As we boarded that SAA flight to Joburg at JFK, 10 hours later than scheduled, all passengers were handed a notice offering us a 25 percent discount on an SAA flight, valid for 12 months.

So yes, I got to Vancouver and back, having paid less than I would have had I done the booking via a traditional travel agency.

But frankly, I wouldn’t do it again, especially not in the case of multiple connections.

Because when things go wrong, as they do, you need the agency to which you paid your fare to be in your corner; to be accessible; to take ownership |of the problem and make it possible for you to be kept informed of any changes in good time.

As it was, I was fed conflicting, bewildering flight information, left to find out about crucial flight changes on my own, and abandoned to my fate.

Lesson learnt.

* In the US, up to 50 percent of flight bookings are made online but in SA that figure is just 5 percent.

Virgin Atlantic – not feeling the love

Most flight delays are unavoidable and beyond the control of airlines. What they do have control over, though, is how they treat passengers.

On the evening of June 22, several airlines, including Virgin Atlantic, were thrown into chaos by a fault in a flight planning system.

The flight my parents and I booked from Joburg to Heathrow, London, scheduled to depart at 8.30pm, was initially delayed until midnight, and left only at 2am.

Virgin Atlantic staff appeared at the boarding gate only very late that evening, then said very little.
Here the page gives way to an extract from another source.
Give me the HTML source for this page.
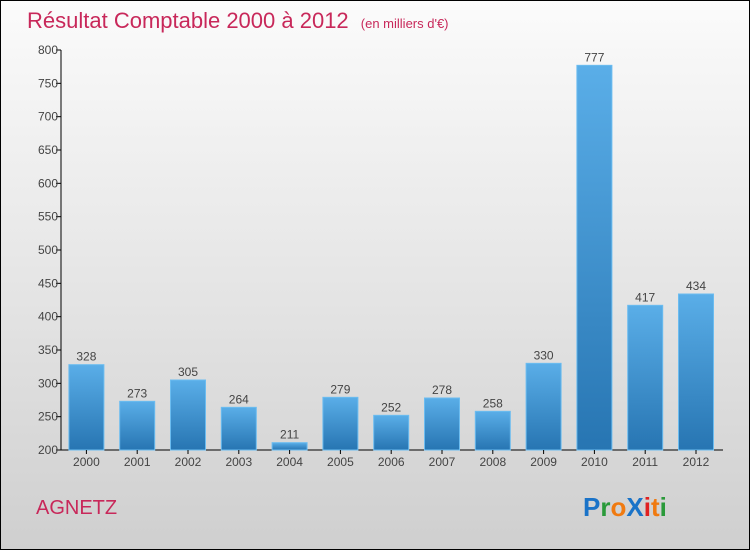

No refreshments were provided to the waiting passengers. Having landed at Heathrow, we’d missed our Air Canada flight to Vancouver and were told by a Virgin rep waiting outside the plane to go to that airline’s transfer counter for help.

After we waited in that queue, Air Canada said it wasn’t its problem and directed us to the monstrous Virgin queue.

We stood in that queue for four and a half hours, during which time we weren’t offered any refreshments or approached by any Virgin official with help or advice.

Having finally made it to the desk, we were directed to a nearby hotel for Virgin-paid dinner, bed and breakfast, and issued with Air Canada tickets for a flight to Vancouver the next morning – 24 hours later than the one we’d been booked on.

I have since e-mailed Virgin Atlantic, questioning its handling of the delay, as well as its failure to provide refreshments on either end, which contradicts the airline’s website promises in the event of the kind of a delay that we experienced.

Responding, a Virgin spokesperson apologised and said a “thorough internal investigation” was being conducted “to ascertain exactly what took place”.